I have a feeling the "who cares about usenet" geeks will change their tune when ACTA arrives and ISP's are shutting down their beloved torrent sites.
Perhaps one can serve usenet in a rack, but that's so very not likely. Daily usenet traffic is measured in the hundreds of gigabytes and maintaining a local cache of that traffic means hundreds of gigabytes of traffic even if NO ONE ACCESSES IT. Whether you have one subscriber or 1000 using that local cache of traffic, the very act of maintaining a local cache means more inbound /0 traffic, more overhead in the form of support costs and maintenance costs, and dealing with an ever spiraling demand for more space.
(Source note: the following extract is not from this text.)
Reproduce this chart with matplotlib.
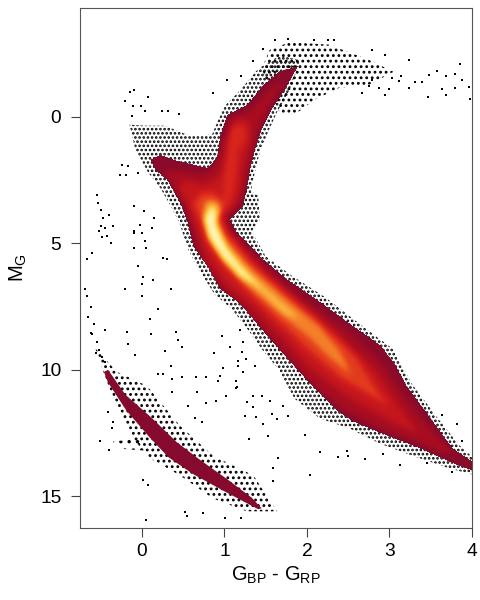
import numpy as np
import matplotlib
matplotlib.use("Agg")
import matplotlib.pyplot as plt
from matplotlib.path import Path
from matplotlib.patches import Polygon
from matplotlib.colors import LinearSegmentedColormap

plt.rcParams['font.family'] = ['Liberation Sans', 'DejaVu Sans']
plt.rcParams['mathtext.default'] = 'regular'
plt.rcParams['hatch.linewidth'] = 1.25

x_ticks = [0, 1, 2, 3, 4]
y_ticks = [0, 5, 10, 15]
x_label = r'$G_{BP}$ - $G_{RP}$'
y_label = r'$M_G$'

# Stippled outskirts of the populations (colour, magnitude outlines)
fringe_main = [(1.92,-2.24),(1.79,-1.06),(1.64,-.20),(1.53,.59),(1.43,1.38),(1.37,2.17),(1.32,2.95),(1.41,3.11),
    (1.43,4.06),(1.33,4.53),(1.50,5.51),(1.79,6.22),(2.22,7.13),(2.64,8.19),(3.04,9.17),(3.27,10.55),(3.59,11.93),
    (3.85,12.99),(4.00,13.43),(4.00,14.13),(3.73,13.90),(3.31,13.43),(2.88,12.91),(2.52,12.32),(2.16,11.93),
    (1.85,11.14),(1.65,9.96),(1.45,9.17),(1.28,8.39),(1.09,7.60),(.88,7.01),(.70,6.10),(.56,5.24),(.46,4.25),
    (.36,3.58),(.22,2.80),(.07,2.17),(-.08,1.30),(-.15,.31),(.04,.35),(.28,.35),(.58,.75),(.85,.70),(.92,.15),
    (1.01,-.45),(1.19,-1.05),(1.41,-1.9),(1.67,-2.42)]
fringe_giants = [(1.45,-1.9),(1.55,-2.65),(1.79,-2.95),(2.27,-2.85),(2.75,-2.25),(3.05,-1.78),(2.75,-1.26),
    (2.39,-1.14),(2.09,-.67),(1.85,-.08),(1.67,-.16)]
fringe_wd = [(-.59,9.06),(-.30,10.08),(.06,10.63),(.46,12.20),(.86,13.39),(1.35,14.17),(1.64,15.59),(1.27,15.59),
    (.86,15.08),(.46,14.17),(.10,13.50),(-.11,12.72),(-.39,10.75),(-.51,9.69)]
fringe_wd_knot = [(-.35,12.83),(-.02,12.72),(.04,13.19),(-.29,13.11)]

# Density contours (outer to inner)
level_values = [0.10, 0.24, 0.38, 0.50, 0.56, 0.70, 0.84, 0.96, 1.00]
level_outer = [(1.89,-2.01),(1.73,-1.06),(1.58,-.35),(1.45,.51),(1.37,1.30),(1.31,2.09),(1.27,2.87),(1.22,3.54),
    (1.07,4.06),(1.15,4.57),(1.47,5.63),(1.76,6.42),(2.16,7.32),(2.56,8.27),(2.90,9.05),(3.08,9.85),(3.21,10.63),
    (3.53,12.05),(3.77,13.11),(4.00,13.62),(4.00,13.98),(3.77,13.70),(3.37,13.11),(2.97,12.60),(2.56,12.05),(2.36,11.61),
    (1.95,10.24),(1.55,8.78),(1.19,7.40),(.95,6.81),(.79,5.91),(.62,5.12),(.55,4.17),(.46,3.39),(.30,2.48),
    (.16,2.09),(.10,1.69),(.22,1.50),(.42,1.73),(.79,2.01),(.91,1.61),(.95,.71),(1.03,-.08),(1.27,-.47),
    (1.47,-1.26),(1.67,-1.81)]
level_crimson = [(1.73,-1.54),(1.55,-.47),(1.41,.51),(1.31,1.89),(1.25,2.87),(1.19,3.46),(1.02,4.06),(1.09,4.53),
    (1.41,5.55),(1.73,6.61),(2.16,7.68),(2.58,8.70),(2.91,9.76),(3.15,10.94),(3.49,12.32),(3.79,13.31),(3.67,13.31),
    (3.31,12.83),(2.88,12.32),(2.46,11.61),(2.04,10.55),(1.67,9.17),(1.37,8.07),(1.13,7.32),(.88,6.54),(.70,5.55),
    (.61,4.45),(.50,3.46),(.34,2.60),(.22,2.17),(.40,2.09),(.76,2.28),(.88,1.89),(.97,.91),(1.07,.04),(1.31,-.28),
    (1.53,-1.06)]
level_red = [(1.16,.04),(1.31,.20),(1.31,.91),(1.22,1.89),(1.19,2.87),(1.13,3.46),(.97,3.98),(1.01,4.45),(1.31,5.65),
    (1.79,6.95),(2.34,8.50),(2.82,10.0),(3.07,11.2),(3.35,12.50),(3.07,12.13),(2.52,11.14),(2.04,9.96),(1.67,8.58),
    (1.31,7.40),(1.01,6.61),(.79,5.55),(.68,4.65),(.58,3.66),(.44,2.80),(.52,2.48),(.76,2.68),(.95,2.28),(1.03,1.30),
    (1.07,.51)]
level_giant_stripe = [(1.09,.31),(1.25,.39),(1.26,.91),(1.16,1.30),(1.14,2.28),(1.10,3.07),(1.04,3.58),(.97,3.46),
    (.99,2.48),(1.02,1.50),(1.04,.91)]
level_redorange = [(.70,2.99),(.88,2.95),(1.01,3.46),(.97,3.98),(1.04,4.53),(1.31,5.60),(1.67,6.75),(2.16,8.05),
    (2.60,9.45),(2.85,10.75),(3.0,11.45),(2.80,11.10),(2.40,10.35),(1.98,9.17),(1.61,7.99),(1.28,6.93),(1.01,6.02),
    (.80,5.04),(.70,4.06),(.61,3.46)]
level_orange = [(.76,3.27),(.92,3.27),(.97,3.74),(.90,4.13),(1.01,4.84),(1.31,5.94),(1.73,7.13),(2.16,8.30),(2.40,9.25),
    (2.55,10.25),(2.30,9.60),(2.04,8.78),(1.67,7.80),(1.31,6.81),(1.01,5.83),(.82,4.84),(.73,3.98)]
level_amber = [(.79,3.46),(.90,3.46),(.92,3.82),(.87,4.21),(1.01,5.14),(1.31,6.22),(1.67,7.28),(1.92,7.99),(1.73,7.80),
    (1.43,6.89),(1.13,6.02),(.91,5.24),(.76,4.25)]
level_yellow = [(.78,3.70),(.89,3.58),(.91,4.25),(1.03,5.14),(1.25,6.05),(1.45,6.80),(1.19,6.35),(.97,5.60),(.80,4.78),
    (.75,4.13)]
level_pale = [(.77,3.94),(.88,3.74),(.90,4.37),(1.00,5.14),(1.14,5.80),(.92,5.30),(.79,4.58)]
levels = [level_outer, level_crimson, level_red, level_giant_stripe, level_redorange,
          level_orange, level_amber, level_yellow, level_pale]

wd_band = [(-.41,10.0),(-.20,10.98),(.12,11.90),(.42,12.85),(.68,13.50),(1.05,14.36),(1.33,15.05),(1.45,15.47),
    (1.41,15.51),(1.00,14.80),(.62,14.12),(.32,13.45),(.08,12.62),(-.19,11.60),(-.41,10.50),(-.46,10.08)]

# Individually read stars
stray = [(2.79,-2.64),(2.95,-2.45),(3.24,-2.25),(3.48,-1.65),(3.58,-1.81),(3.68,-1.6),(3.79,-1.7),(3.85,-2.09),
    (3.88,-1.46),(3.96,-1.18),(3.98,-.71),(3.79,-1.14),(3.68,-.87),(3.47,-.79),(3.64,-1.1),(3.39,-1.38),(3.31,-1.38),
    (3.24,-1.14),(3.14,-1.61),(3.12,-1.42),(3.03,-1.54),(2.95,-.87),(3.0,-1.1),(2.87,-1.14),(2.79,-1.46),(2.75,-1.22),
    (2.67,-.94),(2.08,-3.03),(1.77,-3.07),(2.25,-3.03),(2.33,-3.03),
    (-.62,8.54),(-.45,8.43),(-.18,8.5),(.11,8.58),(.41,8.5),(.44,8.82),(.48,9.09),(.28,9.25),(-.08,9.41),(-.17,8.98),
    (.87,9.33),(.97,8.66),(1.07,9.09),(1.19,8.43),(1.22,8.9),(1.16,9.65),(1.21,9.29),(1.26,9.57),(.98,9.92),(1.16,9.84),
    (1.37,9.84),(1.22,10.08),(.35,9.84),(.19,10.16),(.25,10.16),(.36,10.35),(.48,10.28),(.65,10.28),(.78,10.28),
    (.95,10.24),(.92,10.43),(1.14,10.43),(1.14,10.71),(.36,10.87),(.67,10.87),(.90,11.22),(1.02,11.02),(.78,11.3),
    (.56,11.42),(.64,11.89),(.73,12.05),(1.25,11.81),(1.38,11.85),(1.47,12.13),(1.3,12.72),(1.53,12.6),(1.65,13.5),
    (1.59,13.86),(1.59,14.41),(.01,14.37),(.07,14.57),(.52,15.63),(.55,15.79),(.05,15.94),(.74,15.67),(1.01,15.87),
    (1.2,15.87),(-.51,12.83),(-.4,13.15),(-.41,11.65),(-.35,12.05),(-.36,12.28),
    (-.69,6.8),(-.66,7.1),(-.62,7.5),(-.65,7.9),(-.58,8.2),(-.6,8.6),(-.55,8.9),(-.52,9.2),(-.48,9.5),(-.56,9.35),(-.45,9.7),
    (-.55,3.1),(-.53,3.4),(-.5,3.7),(-.47,4.0),(-.5,4.3),(-.45,4.4),(-.42,4.7),(-.52,4.5),(-.48,4.75),(-.4,3.9),(-.6,5.4),
    (-.66,5.6),(-.38,5.0),(-.35,4.3),(-.1,4.6),(.0,4.6),(.12,4.4),(.05,5.2),(.3,5.6),(-.05,5.9),(.35,6.8),(.2,7.6),(.1,8.0),
    (-.2,6.8),(.0,7.1),(-.10,3.54),(.02,3.74),(.15,3.98),(-.02,4.29),(-.10,4.53),(.04,4.92),(-.10,5.2),(.25,5.59),(.01,6.34),
    (0,6.61),(.13,6.46),(-.15,-.98),(-.1,-1.06),(-.21,-.63),(.08,-.79),(-.11,-.43),(-.01,-.43),(.04,-.24),(-.12,-.04),
    (.45,-.12),(.24,-.24),(.32,-.24),(.86,-.94),(1.03,-1.46),(1.47,-2.68),(1.61,-3.03),(1.35,-2.2),(1.2,-1.61),(-.24,1.89),
    (-.17,1.93),(-.27,2.28),(-.19,2.28),(-.05,2.24),
    (2.48,13.19),(2.16,13.23),(2.38,13.43),(2.5,13.39),(2.7,13.54),(2.92,13.31),(3.13,13.78),(2.04,14.17),(3.45,13.7),
    (3.76,14.02),(3.82,12.13),(3.88,12.83),(3.64,11.77),(1.98,12.56),(1.64,11.93),(1.77,11.81),(1.58,11.73),(1.35,11.46),
    (1.15,10.67),(1.35,11.02),(1.27,11.26),(1.45,11.02),(1.55,11.22),(1.71,11.42)]

colour_stops = [(0.0,'#860a2c'),(0.10,'#8a0a2a'),(0.24,'#a80d20'),(0.38,'#c4161c'),(0.50,'#d9261c'),(0.60,'#e8481e'),
                (0.70,'#f4802a'),(0.82,'#fbb840'),(0.90,'#fddc6c'),(1.0,'#fff6b8')]
heat = LinearSegmentedColormap.from_list('heat', colour_stops)

fig = plt.figure(figsize=(4.8, 6.0), dpi=100)
ax = fig.add_axes([80/480, 1-528/600, 392/480, 520/600])
xlim = (-0.75, 4.0)
ylim = (16.25, -4.3)
ax.set_xlim(*xlim)
ax.set_ylim(*ylim)

stipple = [(fringe_giants, '...'), (fringe_main, '....'), (fringe_wd, '...'), (fringe_wd_knot, '..')]
for outline, hatch in stipple:
    ax.add_patch(Polygon(outline, closed=True, facecolor='none', edgecolor='black', lw=0, hatch=hatch, zorder=1))

# Fill the contours on a pixel grid, soften their steps, show with the colour scale
nx, ny = 392, 520
cx = np.linspace(xlim[0], xlim[1], nx)
cy = np.linspace(ylim[1], ylim[0], ny)
gx, gy = np.meshgrid(cx, cy)
pts = np.column_stack([gx.ravel(), gy.ravel()])
field = np.zeros((ny, nx))
outer_mask = None
for poly, val in zip(levels, level_values):
    m = Path(poly).contains_points(pts).reshape(ny, nx)
    if outer_mask is None:
        outer_mask = m
    field[m] = np.maximum(field[m], val)
kernel = np.ones(7) / 7
for _ in range(2):
    field = np.apply_along_axis(lambda r: np.convolve(r, kernel, mode='same'), 0, field)
    field = np.apply_along_axis(lambda r: np.convolve(r, kernel, mode='same'), 1, field)
ax.imshow(np.ma.masked_where(~outer_mask, field), extent=[xlim[0], xlim[1], ylim[0], ylim[1]], origin='upper',
          cmap=heat, vmin=0, vmax=1, aspect='auto', interpolation='nearest', zorder=2)
ax.set_xlim(*xlim)
ax.set_ylim(*ylim)
ax.add_patch(Polygon(wd_band, closed=True, facecolor='#860a2e', edgecolor='none', zorder=2))

sx, sy = zip(*stray)
ax.scatter(sx, sy, s=1.6, c='black', marker='s', linewidths=0, zorder=3)

ax.set_xticks(x_ticks)
ax.set_yticks(y_ticks)
ax.tick_params(axis='both', length=6.5, width=0.8, color='#444444', labelsize=13.8, labelcolor='black', pad=4)
ax.tick_params(axis='y', pad=7)
for s in ax.spines.values():
    s.set_color('#555555')
    s.set_linewidth(0.8)
ax.set_xlabel(x_label, fontsize=14.5, labelpad=4)
ax.set_ylabel(y_label, fontsize=14.5, labelpad=8)
fig.savefig('out.png', dpi=100)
Anyone who thinks usenet is dead is seriously uninformed. Easynews has gajillions of subscribers and they provide access to binaries groups directly via the browser - no need to learn t use nzbs or nntp clients unless you really want to. Easynews, Giganews and even Astraweb provide access to usenet in a way no other local ISP likely has for a decade now. I understand Cox has had very good usenet service but that just makes the point ever more: it costs real money to provide this service! Cox also has the problem of serving as an illicit gateway - a good bit of the illegal stuff posted to usenet has come through rooted windows machines sitting on the Cox network. By eliminating their pool of nntp resources they shift that security problem off onto Giganews, an ISP that focuses directly on providing this service.